Pompage-turbinage : Aucun producteur d’électricité ne va acheter du courant d’origine éolienne à 20 ct/kWh lorsqu’il peut en avoir la même quantité pour 2,6 ct au plus sur le marché libre ou s’il peut l’obtenir même en touchant une indemnité de reprise.

Autres types de stockage : les batteries Vanadium Redox ne sont pas encore en exploitation et nécessitent un gros volume. Le problème de l’autodécharge n’est pas réglé (important pour les périodes sans vent). Les stockages chimiques comme celui de l’hydrogène sont également encore loin de pouvoir être utilisés commercialement ou industriellement.

Gestion du réseau électrique: Comme la plupart des installations éoliennes injectent du courant dans le réseau en dessous du seuil critique de 10 MW, le réseau ne peut pas réagir en optimisant la distribution/production. L’épée de Damoclès de la discontinuité étant toujours suspendue sur un réseau qui veut d’abord de la continuité dans l’approvisionnement, un petit apport de courant venu d’éoliennes ne peut guère avoir d’effet.

Cinquième erreur

Les « sites adéquats ». Il y en a 12, selon le « Concept d’énergie éolienne pour la Suisse » (http://www.news.admin.ch/NSBSubscriber/message/attachments/18672.pdf). On devrait donc installer les gigantesques éoliennes que préconise Luc Recordon sur ces sites pour éviter un envahissement de tous les paysages suisses. Chaque site devrait ainsi recevoir 52 éoliennes, selon les données de Recordon, et plus de 600 si l’on retient des données réalistes.

Encore une remarque à propos du Concept et des sites déclarés adéquats.

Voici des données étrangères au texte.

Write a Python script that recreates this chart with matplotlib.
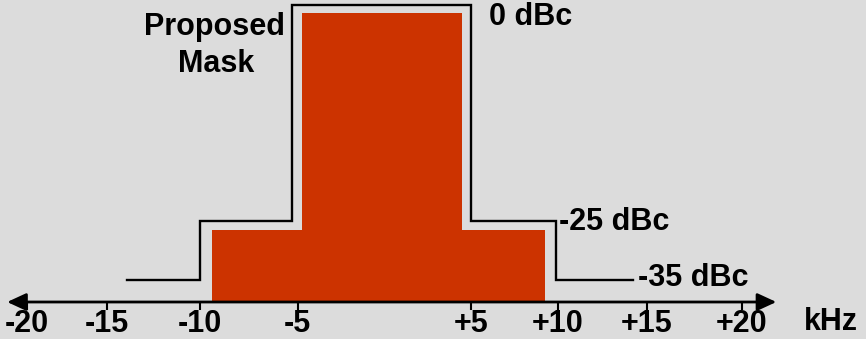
import numpy as np
import matplotlib.pyplot as plt
from matplotlib import transforms

# frequency offsets in kHz, levels in dBc
tick_khz = [-20, -15, -10, -5, 5, 10, 15, 20]
tick_labels = ['-20', '-15', '-10', '-5', '+5', '+10', '+15', '+20']

mask_khz = [-13.9, -10, -10, -5.3, -5.3, 5.0, 5.0, 9.9, 9.9, 14.2]
mask_dbc = [-35, -35, -25, -25, 0, 0, -25, -25, -35, -35]

# emission spectrum blocks: (left kHz, right kHz, top dBc)
spec_left = [-9.4, -4.75]
spec_right = [9.25, 4.48]
spec_top = [-26.6, -0.9]

axis_dbc = -38.6

# schematic drawing scales (not linear in the original slide)
x_anchor_khz = [-21.7, -20, -15, -10, -5, 5, 10, 15, 20, 26.5]
x_anchor_pos = [0, 27, 107, 200, 297.7, 471, 558, 647, 742, 866]
y_anchor_dbc = [-45.0, -38.6, -35, -25, 0, 0.6]
y_anchor_pos = [0, 37, 59.5, 118.5, 334, 339]

def fx(v):
    return np.interp(v, x_anchor_khz, x_anchor_pos)

def ix(v):
    return np.interp(v, x_anchor_pos, x_anchor_khz)

def fy(v):
    return np.interp(v, y_anchor_dbc, y_anchor_pos)

def iy(v):
    return np.interp(v, y_anchor_pos, y_anchor_dbc)

bg = '#dcdcdc'
red = '#cc3300'
font = dict(family='Liberation Sans', weight='bold', color='black')

fig = plt.figure(figsize=(8.66, 3.39), dpi=100, facecolor=bg)
ax = fig.add_axes([0, 0, 1, 1])
ax.set_facecolor(bg)
ax.set_xscale('function', functions=(fx, ix))
ax.set_yscale('function', functions=(fy, iy))
ax.set_xlim(x_anchor_khz[0], x_anchor_khz[-1])
ax.set_ylim(y_anchor_dbc[0], y_anchor_dbc[-1])
ax.axis('off')

# spectrum
for l, r, t in zip(spec_left, spec_right, spec_top):
    ax.bar(l, t - axis_dbc, width=r - l, bottom=axis_dbc, align='edge',
           color=red, linewidth=0, zorder=1)

# mask
ax.plot(mask_khz, mask_dbc, color='black', lw=1.7, zorder=2,
        solid_joinstyle='miter')

# frequency axis with arrows
ax.annotate('', xy=(21.8, axis_dbc), xytext=(-21.25, axis_dbc),
            arrowprops=dict(arrowstyle='<|-|>,head_length=11.5,head_width=5.3',
                            mutation_scale=1, color='black', lw=2.0,
                            shrinkA=0, shrinkB=0), zorder=3)
ax.plot(tick_khz, [axis_dbc] * len(tick_khz), linestyle='none', marker=3,
        markersize=6.0, markeredgewidth=1.5, color='black', zorder=3)

tr = transforms.blended_transform_factory(ax.transData, ax.transAxes)
for k, lab in zip(tick_khz, tick_labels):
    ax.text(k, 1 - 332 / 339, lab, transform=tr, ha='center', va='baseline',
            fontsize=22, **font)

def px(x, y):
    return x / 866, 1 - y / 339

ax.text(*px(804, 330), 'kHz', transform=ax.transAxes, ha='left',
        va='baseline', fontsize=22, **font)
ax.text(*px(489, 25), '0 dBc', transform=ax.transAxes, ha='left',
        va='baseline', fontsize=22, **font)
ax.text(*px(559, 230), '-25 dBc', transform=ax.transAxes, ha='left',
        va='baseline', fontsize=22, **font)
ax.text(*px(638, 286), '-35 dBc', transform=ax.transAxes, ha='left',
        va='baseline', fontsize=22, **font)
ax.text(*px(215, 35), 'Proposed', transform=ax.transAxes, ha='center',
        va='baseline', fontsize=22, **font)
ax.text(*px(216, 72), 'Mask', transform=ax.transAxes, ha='center',
        va='baseline', fontsize=22, **font)

fig.savefig('out.png', dpi=100, facecolor=bg)
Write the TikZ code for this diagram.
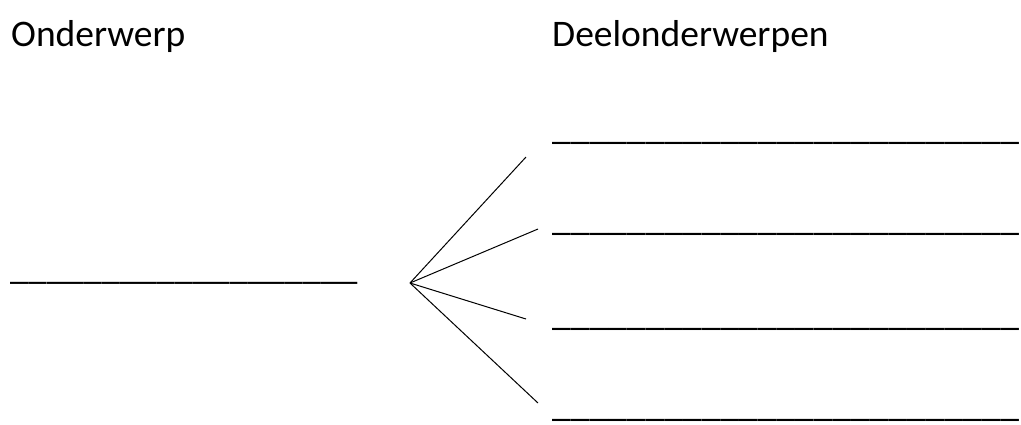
\documentclass[tikz,border=0pt]{standalone}
\usepackage{fontspec}
\setmainfont{Carlito}
\usetikzlibrary{positioning}

\begin{document}
\begin{tikzpicture}[
    x=1pt, y=-1pt,
    label/.style={anchor=base west, inner sep=0pt, font=\fontsize{37.5}{42}\selectfont},
    blank/.style={anchor=base west, inner sep=0pt, font=\fontsize{37.5}{42}\selectfont},
    branch/.style={line width=1pt}
]
\useasboundingbox (0,0) rectangle (1021,424);

% Headings
\node[label] (topic) at (11,46) {Onderwerp};
\node[label] (subtopics) at (552,46) {Deelonderwerpen};

% Blanks
\node[blank, font=\fontsize{36.7}{42}\selectfont] (main) at (10,279) {\_\_\_\_\_\_\_\_\_\_\_\_\_\_\_\_\_\_\_};
\node[blank] (sub1) at (552,139.5) {\_\_\_\_\_\_\_\_\_\_\_\_\_\_\_\_\_\_\_\_\_\_\_\_\_};
\node[blank] (sub2) at (552,230.5) {\_\_\_\_\_\_\_\_\_\_\_\_\_\_\_\_\_\_\_\_\_\_\_\_\_};
\node[blank] (sub3) at (552,325.5) {\_\_\_\_\_\_\_\_\_\_\_\_\_\_\_\_\_\_\_\_\_\_\_\_\_};
\node[blank] (sub4) at (552,416) {\_\_\_\_\_\_\_\_\_\_\_\_\_\_\_\_\_\_\_\_\_\_\_\_\_};

% Fan
\coordinate (hub) at (410,283);
\coordinate (end1) at (526,157);
\coordinate (end2) at (538,229);
\coordinate (end3) at (526,319);
\coordinate (end4) at (538,403);
\foreach \i in {1,...,4}
    \draw[branch] (hub) -- (end\i);

\end{tikzpicture}
\end{document}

Ce concept a été élaboré principalement par des opposants aux centrales nucléaires. En réalité, on ne trouve en Suisse qu’un seul site adéquat, c’est-à-dire répondant aux critères retenus en Allemagne: la vallée du Rhône dans la région de Collonges et Martigny, en raison de ses caractéristiques géo-topographiques uniques.

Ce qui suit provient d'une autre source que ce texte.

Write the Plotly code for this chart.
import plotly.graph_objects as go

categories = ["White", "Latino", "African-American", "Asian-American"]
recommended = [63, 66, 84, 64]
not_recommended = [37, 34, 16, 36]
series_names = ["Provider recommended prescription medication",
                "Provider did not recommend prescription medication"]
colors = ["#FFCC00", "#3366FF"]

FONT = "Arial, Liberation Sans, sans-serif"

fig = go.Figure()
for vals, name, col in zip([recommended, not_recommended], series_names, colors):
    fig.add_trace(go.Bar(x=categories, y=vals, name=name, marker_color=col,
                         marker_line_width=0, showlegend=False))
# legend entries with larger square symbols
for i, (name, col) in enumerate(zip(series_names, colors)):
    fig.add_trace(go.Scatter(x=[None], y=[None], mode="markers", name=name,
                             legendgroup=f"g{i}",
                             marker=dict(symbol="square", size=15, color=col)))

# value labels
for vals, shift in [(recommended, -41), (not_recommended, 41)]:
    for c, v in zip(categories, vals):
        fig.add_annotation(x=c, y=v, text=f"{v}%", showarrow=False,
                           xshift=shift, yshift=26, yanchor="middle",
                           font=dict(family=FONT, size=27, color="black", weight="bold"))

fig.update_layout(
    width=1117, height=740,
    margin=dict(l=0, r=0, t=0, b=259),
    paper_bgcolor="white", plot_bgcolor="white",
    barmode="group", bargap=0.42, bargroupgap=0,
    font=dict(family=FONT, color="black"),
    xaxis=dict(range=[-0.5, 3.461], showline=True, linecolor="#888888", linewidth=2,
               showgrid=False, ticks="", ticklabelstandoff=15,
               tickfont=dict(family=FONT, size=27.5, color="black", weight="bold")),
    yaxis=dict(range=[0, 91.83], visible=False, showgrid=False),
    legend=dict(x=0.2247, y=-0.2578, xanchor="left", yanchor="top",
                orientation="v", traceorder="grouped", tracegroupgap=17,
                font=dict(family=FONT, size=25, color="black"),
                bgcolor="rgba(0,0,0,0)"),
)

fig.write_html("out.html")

Greenpeace Suisse devrait corriger ses données

Greenpeace Suisse s’est risquée à affirmer, au printemps 2011, que chaque éolienne pourrait fournir l’électricité de 6000 ménages. Il s’agit là d’une affirmation absolument ridicule, qui ne repose sur aucun chiffre et qui fait apparaître encore plus infondées les déclarations de Luc Recordon. Ces chiffres ont été retirés, la semaine dernière, après une intervention de l’organisation “Paysage Libre – Freie Landschaft. Pour l’heure, aucun correctif n’a été publié par Greenpeace avec des chiffres réalistes. La réalité, en effet, n’est pas tendre avec les constructions imaginaires des écologistes. Le représentant de Greenpeace écrit:

« Il ressort pourtant clairement de ce calcul que le chiffre de 6’000 ménages et trop optimiste. Nous avons donc demandé à nos collaborateurs du marketing de suspendre la parution de ces annonces et de les corriger. Ces annonces avec ce chiffre erroné ne devraient donc plus paraître dans la presse. Nous n’avions pas l’intention d’exagérer ce chiffre, mais avons fait une erreur de calcul ».

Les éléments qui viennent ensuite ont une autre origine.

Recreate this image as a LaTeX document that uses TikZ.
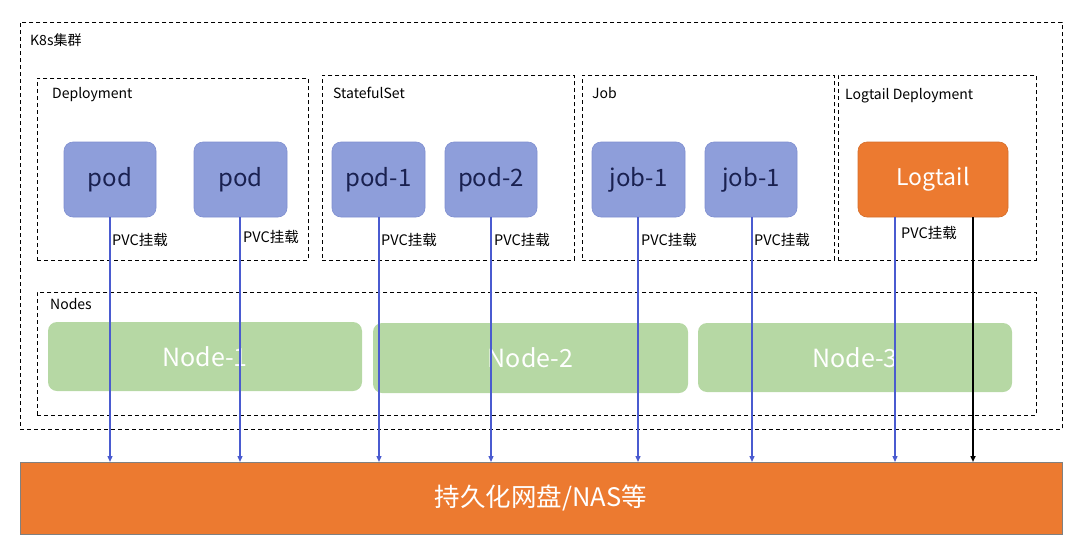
\documentclass[tikz,border=0pt]{standalone}
\usepackage{fontspec}
\setmainfont{Noto Sans CJK SC}
\usetikzlibrary{arrows.meta}
\definecolor{podfill}{HTML}{8E9EDA}
\definecolor{podedge}{HTML}{7F8FD0}
\definecolor{podtext}{HTML}{1A2150}
\definecolor{orangef}{HTML}{EC7A30}
\definecolor{nodegreen}{HTML}{B6D8A4}
\definecolor{arrowblue}{HTML}{4A5BD0}
\tikzset{
  grp/.style={draw=black, dash pattern=on 4pt off 3pt, line width=0.8pt},
  grplabel/.style={anchor=west, inner sep=0pt, font=\fontsize{14}{16}\selectfont},
  podbox/.style={draw=podedge, fill=podfill, rounded corners=9pt, line width=0.6pt, font=\fontsize{24}{28}\selectfont, text=podtext},
  greenbox/.style={fill=nodegreen, rounded corners=9pt, font=\fontsize{25}{28}\selectfont, text=white},
  pvc/.style={-{Triangle[length=6pt,width=5pt]}, draw=arrowblue, line width=1.3pt},
  pvclabel/.style={anchor=west, inner sep=0pt, font=\fontsize{14.5}{16}\selectfont},
}
\begin{document}
\begin{tikzpicture}[x=1pt,y=-1pt]
\useasboundingbox (0,0) rectangle (1080,544);
% outer cluster
\node[grp, minimum width=1042pt, minimum height=407pt, anchor=north west, inner sep=0pt] (k8s) at (20,22) {};
\node[grplabel] (k8slbl) at (30,40) {K8s集群};
% groups
\node[grp, minimum width=271pt, minimum height=182pt, anchor=north west, inner sep=0pt] (dep) at (37,78) {};
\node[grplabel] (deplbl) at (52,95) {Deployment};
\node[grp, minimum width=252pt, minimum height=185pt, anchor=north west, inner sep=0pt] (sts) at (322,75) {};
\node[grplabel] (stslbl) at (333,93) {StatefulSet};
\node[grp, minimum width=252pt, minimum height=185pt, anchor=north west, inner sep=0pt] (job) at (582,75) {};
\node[grplabel] (joblbl) at (592,93) {Job};
\node[grp, minimum width=198pt, minimum height=185pt, anchor=north west, inner sep=0pt] (ltd) at (838,75) {};
\node[grplabel] (ltdlbl) at (845,96) {Logtail Deployment};
% nodes group
\node[grp, minimum width=999pt, minimum height=123pt, anchor=north west, inner sep=0pt] (nodes) at (37,292) {};
\node[grplabel] (nodeslbl) at (50,304) {Nodes};
\node[greenbox, minimum width=314pt, minimum height=69pt] (n1) at (205,356.5) {Node-1};
\node[greenbox, minimum width=315pt, minimum height=70pt] (n2) at (530.5,358) {Node-2};
\node[greenbox, minimum width=314pt, minimum height=69pt] (n3) at (855,357.5) {Node-3};
% pods
\node[podbox, minimum width=92pt, minimum height=75pt] (p1) at (110,179.5) {pod};
\node[podbox, minimum width=93pt, minimum height=75pt] (p2) at (240.5,179.5) {pod};
\node[podbox, minimum width=93pt, minimum height=75pt] (p3) at (378.5,179.5) {pod-1};
\node[podbox, minimum width=92pt, minimum height=75pt] (p4) at (491,179.5) {pod-2};
\node[podbox, minimum width=93pt, minimum height=75pt] (p5) at (638.5,179.5) {job-1};
\node[podbox, minimum width=92pt, minimum height=75pt] (p6) at (751,179.5) {job-1};
\node[podbox, draw=orangef!90!black, fill=orangef, text=white, minimum width=150pt, minimum height=75pt, font=\fontsize{23}{28}\selectfont] (lt) at (933,179.5) {Logtail};
% storage
\node[draw=gray, fill=orangef, line width=0.8pt, minimum width=1042pt, minimum height=72pt, anchor=north west, inner sep=0pt] (nas) at (20,462) {};
\node[text=white, font=\fontsize{25.5}{28}\selectfont] (naslbl) at (541,498) {持久化网盘/NAS等};
% arrows
\coordinate (a1) at (110,462); \coordinate (a2) at (240,462);
\coordinate (a3) at (379,462); \coordinate (a4) at (491,462);
\coordinate (a5) at (638,462); \coordinate (a6) at (752,462);
\coordinate (a7) at (895,462); \coordinate (a8) at (973,462);
\draw[pvc] (p1.south -| a1) -- (a1);
\draw[pvc] (p2.south -| a2) -- (a2);
\draw[pvc] (p3.south -| a3) -- (a3);
\draw[pvc] (p4.south -| a4) -- (a4);
\draw[pvc] (p5.south -| a5) -- (a5);
\draw[pvc] (p6.south -| a6) -- (a6);
\draw[pvc] (lt.south -| a7) -- (a7);
\draw[pvc, draw=black, line width=1.8pt] (lt.south -| a8) -- (a8);
% labels
\node[pvclabel] (l1) at (112,240) {PVC挂载};
\node[pvclabel] (l2) at (243,237) {PVC挂载};
\node[pvclabel] (l3) at (381,240) {PVC挂载};
\node[pvclabel] (l4) at (494,240) {PVC挂载};
\node[pvclabel] (l5) at (641,240) {PVC挂载};
\node[pvclabel] (l6) at (754,240) {PVC挂载};
\node[pvclabel] (l7) at (901,233) {PVC挂载};
\end{tikzpicture}
\end{document}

Qui veut faire état de chiffres réalistes devrait en substance affirmer ceci : actuellement, la production annuelle la plus élevée d’une éolienne en Suisse est d’environ 5 GWh. La moyenne, toutefois, est au plus de 2 GWh/an. Comme un ménage moyen consomme environ 5,3 MWh/an, c’est en conséquence l’équivalent de la consommation annuelle de quelque 380 ménages qui serait produite.

L’inconscience des idéologues qui propagent des chiffres exagérés pour promouvoir une politique est stupéfiante. La diffusion de ces affirmations fausses relève d’une intention et d’un système.

Pour terminer, la réponse de Luc Recordon à propos de l’interpellation critique de la conseillère aux Etats Forster et de la réponse biaisée par le lobby éolien qui a été fournie :

(http://www.parlament.ch/f/suche/pages/geschaefte.aspx?gesch_id=20103925e)

« Vos inquiétudes sont en partie légitimes, mais si mal documentées et si peu nuancées qu’elles perdent beaucoup de crédibilité. La pesée des intérêts entre les éoliennes et leurs effets secondaires mérite mieux; je m’y attache ».

Le déni des réalités a un nom: la politique de l’énergie des Verts.